## [INSTRUCTION]
Go through the material and write it all out exactly, minus the pictures.

** BEGIN DATASET ENTRIES **

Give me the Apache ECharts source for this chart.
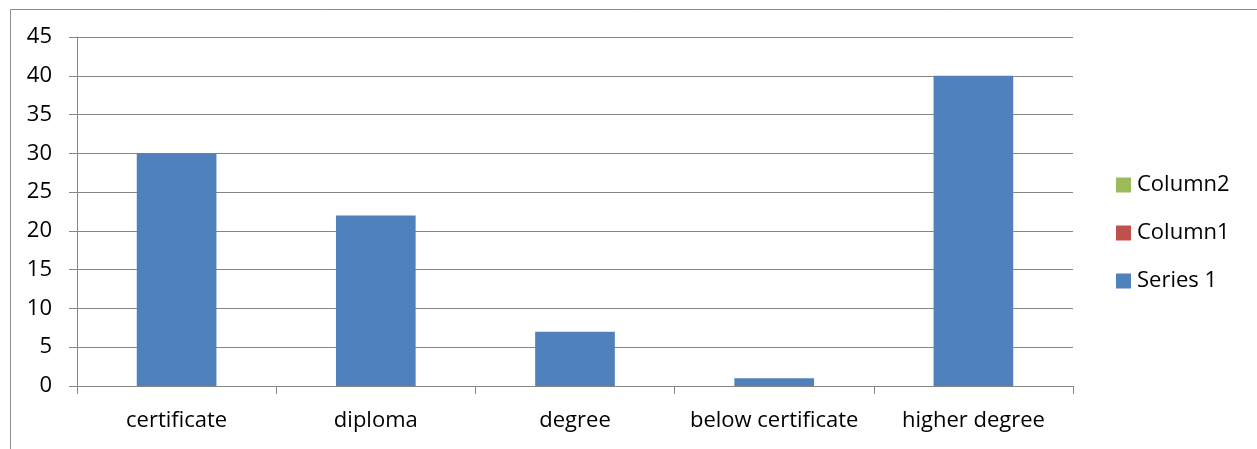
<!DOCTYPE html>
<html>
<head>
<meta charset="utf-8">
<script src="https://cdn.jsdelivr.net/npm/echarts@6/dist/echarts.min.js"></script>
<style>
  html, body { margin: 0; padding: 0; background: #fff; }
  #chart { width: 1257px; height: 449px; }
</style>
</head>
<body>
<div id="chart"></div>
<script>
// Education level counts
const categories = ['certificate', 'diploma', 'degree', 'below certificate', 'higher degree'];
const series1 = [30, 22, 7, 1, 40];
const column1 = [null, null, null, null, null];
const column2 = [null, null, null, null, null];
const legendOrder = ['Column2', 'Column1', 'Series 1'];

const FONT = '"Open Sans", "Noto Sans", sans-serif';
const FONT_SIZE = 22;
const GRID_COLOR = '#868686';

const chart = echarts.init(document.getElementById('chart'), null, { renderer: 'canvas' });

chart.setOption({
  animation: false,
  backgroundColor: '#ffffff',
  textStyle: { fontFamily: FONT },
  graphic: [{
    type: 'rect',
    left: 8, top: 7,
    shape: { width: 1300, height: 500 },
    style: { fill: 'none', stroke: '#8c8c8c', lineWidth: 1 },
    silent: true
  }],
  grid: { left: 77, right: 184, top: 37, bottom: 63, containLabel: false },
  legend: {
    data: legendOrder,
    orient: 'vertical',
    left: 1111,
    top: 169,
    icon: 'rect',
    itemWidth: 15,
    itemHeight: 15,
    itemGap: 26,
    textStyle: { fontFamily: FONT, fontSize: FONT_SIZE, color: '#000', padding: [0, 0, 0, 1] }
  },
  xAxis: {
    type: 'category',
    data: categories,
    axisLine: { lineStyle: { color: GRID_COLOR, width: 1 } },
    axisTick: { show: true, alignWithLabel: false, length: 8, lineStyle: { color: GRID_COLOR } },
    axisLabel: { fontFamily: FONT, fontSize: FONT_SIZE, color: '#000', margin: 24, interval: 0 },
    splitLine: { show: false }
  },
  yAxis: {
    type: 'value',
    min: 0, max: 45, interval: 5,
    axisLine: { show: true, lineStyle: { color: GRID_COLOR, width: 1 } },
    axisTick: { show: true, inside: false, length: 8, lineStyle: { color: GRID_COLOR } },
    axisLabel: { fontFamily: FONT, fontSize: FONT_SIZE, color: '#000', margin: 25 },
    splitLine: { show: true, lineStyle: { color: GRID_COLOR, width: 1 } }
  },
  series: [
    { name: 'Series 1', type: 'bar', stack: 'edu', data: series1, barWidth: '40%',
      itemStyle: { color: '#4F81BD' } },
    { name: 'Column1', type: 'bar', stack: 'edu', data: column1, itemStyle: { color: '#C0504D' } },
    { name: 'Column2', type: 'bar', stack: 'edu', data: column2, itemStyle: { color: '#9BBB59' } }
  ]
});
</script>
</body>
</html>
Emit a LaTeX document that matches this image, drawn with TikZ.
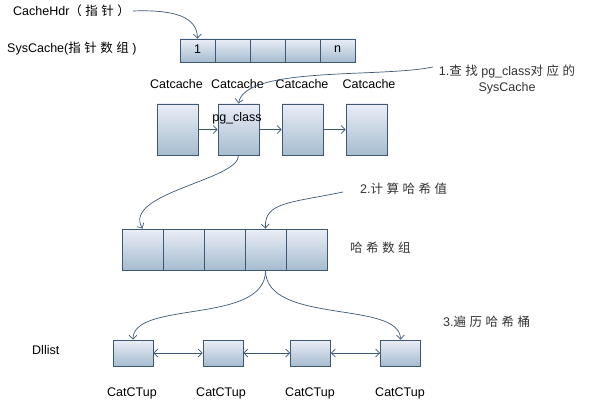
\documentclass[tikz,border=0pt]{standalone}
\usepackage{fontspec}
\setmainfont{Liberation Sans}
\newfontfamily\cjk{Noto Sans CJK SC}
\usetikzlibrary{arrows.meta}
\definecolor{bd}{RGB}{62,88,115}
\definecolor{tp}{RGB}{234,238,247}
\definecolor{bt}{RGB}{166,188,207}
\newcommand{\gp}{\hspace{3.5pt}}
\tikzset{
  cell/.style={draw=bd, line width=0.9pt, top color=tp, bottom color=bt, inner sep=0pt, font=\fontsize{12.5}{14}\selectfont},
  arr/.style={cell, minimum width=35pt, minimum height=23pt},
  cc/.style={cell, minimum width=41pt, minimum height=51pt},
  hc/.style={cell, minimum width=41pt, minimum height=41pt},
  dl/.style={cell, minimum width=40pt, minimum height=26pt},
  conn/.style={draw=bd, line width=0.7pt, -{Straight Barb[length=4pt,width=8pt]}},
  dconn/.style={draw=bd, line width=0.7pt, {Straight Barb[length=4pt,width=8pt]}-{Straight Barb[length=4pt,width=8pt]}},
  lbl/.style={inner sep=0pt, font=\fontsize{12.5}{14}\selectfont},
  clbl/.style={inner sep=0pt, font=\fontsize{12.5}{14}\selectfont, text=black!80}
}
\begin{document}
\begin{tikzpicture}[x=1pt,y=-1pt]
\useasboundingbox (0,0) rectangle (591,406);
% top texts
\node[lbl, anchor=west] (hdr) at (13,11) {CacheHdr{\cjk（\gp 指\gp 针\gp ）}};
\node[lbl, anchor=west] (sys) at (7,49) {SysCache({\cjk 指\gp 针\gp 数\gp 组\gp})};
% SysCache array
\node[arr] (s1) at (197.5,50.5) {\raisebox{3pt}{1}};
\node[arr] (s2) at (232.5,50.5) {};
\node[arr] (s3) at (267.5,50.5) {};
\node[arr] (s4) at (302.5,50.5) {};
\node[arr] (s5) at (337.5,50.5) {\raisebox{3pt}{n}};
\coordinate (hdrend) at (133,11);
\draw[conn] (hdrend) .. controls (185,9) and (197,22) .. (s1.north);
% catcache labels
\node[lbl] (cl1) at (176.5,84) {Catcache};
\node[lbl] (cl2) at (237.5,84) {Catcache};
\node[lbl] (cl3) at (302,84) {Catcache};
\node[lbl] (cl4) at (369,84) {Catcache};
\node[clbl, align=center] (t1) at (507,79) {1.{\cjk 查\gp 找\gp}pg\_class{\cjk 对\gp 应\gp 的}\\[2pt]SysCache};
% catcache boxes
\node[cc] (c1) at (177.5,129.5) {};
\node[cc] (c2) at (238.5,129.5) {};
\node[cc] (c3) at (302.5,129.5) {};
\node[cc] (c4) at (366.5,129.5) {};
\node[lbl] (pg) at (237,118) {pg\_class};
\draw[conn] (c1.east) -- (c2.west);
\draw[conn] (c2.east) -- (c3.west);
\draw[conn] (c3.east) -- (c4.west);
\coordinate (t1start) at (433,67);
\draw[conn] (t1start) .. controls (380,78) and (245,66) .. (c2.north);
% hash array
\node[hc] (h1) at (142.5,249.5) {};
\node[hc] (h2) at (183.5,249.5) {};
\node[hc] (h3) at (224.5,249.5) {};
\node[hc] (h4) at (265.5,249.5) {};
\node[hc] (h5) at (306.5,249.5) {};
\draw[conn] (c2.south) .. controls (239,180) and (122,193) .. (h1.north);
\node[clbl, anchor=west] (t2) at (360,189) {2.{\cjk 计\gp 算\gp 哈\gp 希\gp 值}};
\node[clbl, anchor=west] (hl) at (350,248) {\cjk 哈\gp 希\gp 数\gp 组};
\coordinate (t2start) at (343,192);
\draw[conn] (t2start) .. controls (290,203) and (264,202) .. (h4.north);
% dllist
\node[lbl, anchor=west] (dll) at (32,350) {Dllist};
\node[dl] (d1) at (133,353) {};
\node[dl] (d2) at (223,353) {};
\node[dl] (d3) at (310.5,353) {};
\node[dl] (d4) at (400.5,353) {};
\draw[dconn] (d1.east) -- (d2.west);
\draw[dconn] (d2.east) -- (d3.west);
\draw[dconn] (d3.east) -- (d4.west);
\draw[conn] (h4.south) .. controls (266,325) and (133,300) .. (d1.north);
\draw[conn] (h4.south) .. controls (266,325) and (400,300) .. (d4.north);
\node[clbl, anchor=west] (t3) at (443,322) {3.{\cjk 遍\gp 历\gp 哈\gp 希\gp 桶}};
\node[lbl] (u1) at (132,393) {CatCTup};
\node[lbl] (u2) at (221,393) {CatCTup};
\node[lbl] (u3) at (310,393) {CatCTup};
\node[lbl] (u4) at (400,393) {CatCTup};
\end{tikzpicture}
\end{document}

** END DATASET ENTRIES **

## [RESPONSE FOR THIS EXERCISE]
Give me the Apache ECharts source for this chart.
<!DOCTYPE html>
<html>
<head>
<meta charset="utf-8">
<script src="https://cdn.jsdelivr.net/npm/echarts@6/dist/echarts.min.js"></script>
<style>
  html, body { margin: 0; padding: 0; background: #fff; }
  #chart { width: 1257px; height: 449px; }
</style>
</head>
<body>
<div id="chart"></div>
<script>
// Education level counts
const categories = ['certificate', 'diploma', 'degree', 'below certificate', 'higher degree'];
const series1 = [30, 22, 7, 1, 40];
const column1 = [null, null, null, null, null];
const column2 = [null, null, null, null, null];
const legendOrder = ['Column2', 'Column1', 'Series 1'];

const FONT = '"Open Sans", "Noto Sans", sans-serif';
const FONT_SIZE = 22;
const GRID_COLOR = '#868686';

const chart = echarts.init(document.getElementById('chart'), null, { renderer: 'canvas' });

chart.setOption({
  animation: false,
  backgroundColor: '#ffffff',
  textStyle: { fontFamily: FONT },
  graphic: [{
    type: 'rect',
    left: 8, top: 7,
    shape: { width: 1300, height: 500 },
    style: { fill: 'none', stroke: '#8c8c8c', lineWidth: 1 },
    silent: true
  }],
  grid: { left: 77, right: 184, top: 37, bottom: 63, containLabel: false },
  legend: {
    data: legendOrder,
    orient: 'vertical',
    left: 1111,
    top: 169,
    icon: 'rect',
    itemWidth: 15,
    itemHeight: 15,
    itemGap: 26,
    textStyle: { fontFamily: FONT, fontSize: FONT_SIZE, color: '#000', padding: [0, 0, 0, 1] }
  },
  xAxis: {
    type: 'category',
    data: categories,
    axisLine: { lineStyle: { color: GRID_COLOR, width: 1 } },
    axisTick: { show: true, alignWithLabel: false, length: 8, lineStyle: { color: GRID_COLOR } },
    axisLabel: { fontFamily: FONT, fontSize: FONT_SIZE, color: '#000', margin: 24, interval: 0 },
    splitLine: { show: false }
  },
  yAxis: {
    type: 'value',
    min: 0, max: 45, interval: 5,
    axisLine: { show: true, lineStyle: { color: GRID_COLOR, width: 1 } },
    axisTick: { show: true, inside: false, length: 8, lineStyle: { color: GRID_COLOR } },
    axisLabel: { fontFamily: FONT, fontSize: FONT_SIZE, color: '#000', margin: 25 },
    splitLine: { show: true, lineStyle: { color: GRID_COLOR, width: 1 } }
  },
  series: [
    { name: 'Series 1', type: 'bar', stack: 'edu', data: series1, barWidth: '40%',
      itemStyle: { color: '#4F81BD' } },
    { name: 'Column1', type: 'bar', stack: 'edu', data: column1, itemStyle: { color: '#C0504D' } },
    { name: 'Column2', type: 'bar', stack: 'edu', data: column2, itemStyle: { color: '#9BBB59' } }
  ]
});
</script>
</body>
</html>
Emit a LaTeX document that matches this image, drawn with TikZ.
\documentclass[tikz,border=0pt]{standalone}
\usepackage{fontspec}
\setmainfont{Liberation Sans}
\newfontfamily\cjk{Noto Sans CJK SC}
\usetikzlibrary{arrows.meta}
\definecolor{bd}{RGB}{62,88,115}
\definecolor{tp}{RGB}{234,238,247}
\definecolor{bt}{RGB}{166,188,207}
\newcommand{\gp}{\hspace{3.5pt}}
\tikzset{
  cell/.style={draw=bd, line width=0.9pt, top color=tp, bottom color=bt, inner sep=0pt, font=\fontsize{12.5}{14}\selectfont},
  arr/.style={cell, minimum width=35pt, minimum height=23pt},
  cc/.style={cell, minimum width=41pt, minimum height=51pt},
  hc/.style={cell, minimum width=41pt, minimum height=41pt},
  dl/.style={cell, minimum width=40pt, minimum height=26pt},
  conn/.style={draw=bd, line width=0.7pt, -{Straight Barb[length=4pt,width=8pt]}},
  dconn/.style={draw=bd, line width=0.7pt, {Straight Barb[length=4pt,width=8pt]}-{Straight Barb[length=4pt,width=8pt]}},
  lbl/.style={inner sep=0pt, font=\fontsize{12.5}{14}\selectfont},
  clbl/.style={inner sep=0pt, font=\fontsize{12.5}{14}\selectfont, text=black!80}
}
\begin{document}
\begin{tikzpicture}[x=1pt,y=-1pt]
\useasboundingbox (0,0) rectangle (591,406);
% top texts
\node[lbl, anchor=west] (hdr) at (13,11) {CacheHdr{\cjk（\gp 指\gp 针\gp ）}};
\node[lbl, anchor=west] (sys) at (7,49) {SysCache({\cjk 指\gp 针\gp 数\gp 组\gp})};
% SysCache array
\node[arr] (s1) at (197.5,50.5) {\raisebox{3pt}{1}};
\node[arr] (s2) at (232.5,50.5) {};
\node[arr] (s3) at (267.5,50.5) {};
\node[arr] (s4) at (302.5,50.5) {};
\node[arr] (s5) at (337.5,50.5) {\raisebox{3pt}{n}};
\coordinate (hdrend) at (133,11);
\draw[conn] (hdrend) .. controls (185,9) and (197,22) .. (s1.north);
% catcache labels
\node[lbl] (cl1) at (176.5,84) {Catcache};
\node[lbl] (cl2) at (237.5,84) {Catcache};
\node[lbl] (cl3) at (302,84) {Catcache};
\node[lbl] (cl4) at (369,84) {Catcache};
\node[clbl, align=center] (t1) at (507,79) {1.{\cjk 查\gp 找\gp}pg\_class{\cjk 对\gp 应\gp 的}\\[2pt]SysCache};
% catcache boxes
\node[cc] (c1) at (177.5,129.5) {};
\node[cc] (c2) at (238.5,129.5) {};
\node[cc] (c3) at (302.5,129.5) {};
\node[cc] (c4) at (366.5,129.5) {};
\node[lbl] (pg) at (237,118) {pg\_class};
\draw[conn] (c1.east) -- (c2.west);
\draw[conn] (c2.east) -- (c3.west);
\draw[conn] (c3.east) -- (c4.west);
\coordinate (t1start) at (433,67);
\draw[conn] (t1start) .. controls (380,78) and (245,66) .. (c2.north);
% hash array
\node[hc] (h1) at (142.5,249.5) {};
\node[hc] (h2) at (183.5,249.5) {};
\node[hc] (h3) at (224.5,249.5) {};
\node[hc] (h4) at (265.5,249.5) {};
\node[hc] (h5) at (306.5,249.5) {};
\draw[conn] (c2.south) .. controls (239,180) and (122,193) .. (h1.north);
\node[clbl, anchor=west] (t2) at (360,189) {2.{\cjk 计\gp 算\gp 哈\gp 希\gp 值}};
\node[clbl, anchor=west] (hl) at (350,248) {\cjk 哈\gp 希\gp 数\gp 组};
\coordinate (t2start) at (343,192);
\draw[conn] (t2start) .. controls (290,203) and (264,202) .. (h4.north);
% dllist
\node[lbl, anchor=west] (dll) at (32,350) {Dllist};
\node[dl] (d1) at (133,353) {};
\node[dl] (d2) at (223,353) {};
\node[dl] (d3) at (310.5,353) {};
\node[dl] (d4) at (400.5,353) {};
\draw[dconn] (d1.east) -- (d2.west);
\draw[dconn] (d2.east) -- (d3.west);
\draw[dconn] (d3.east) -- (d4.west);
\draw[conn] (h4.south) .. controls (266,325) and (133,300) .. (d1.north);
\draw[conn] (h4.south) .. controls (266,325) and (400,300) .. (d4.north);
\node[clbl, anchor=west] (t3) at (443,322) {3.{\cjk 遍\gp 历\gp 哈\gp 希\gp 桶}};
\node[lbl] (u1) at (132,393) {CatCTup};
\node[lbl] (u2) at (221,393) {CatCTup};
\node[lbl] (u3) at (310,393) {CatCTup};
\node[lbl] (u4) at (400,393) {CatCTup};
\end{tikzpicture}
\end{document}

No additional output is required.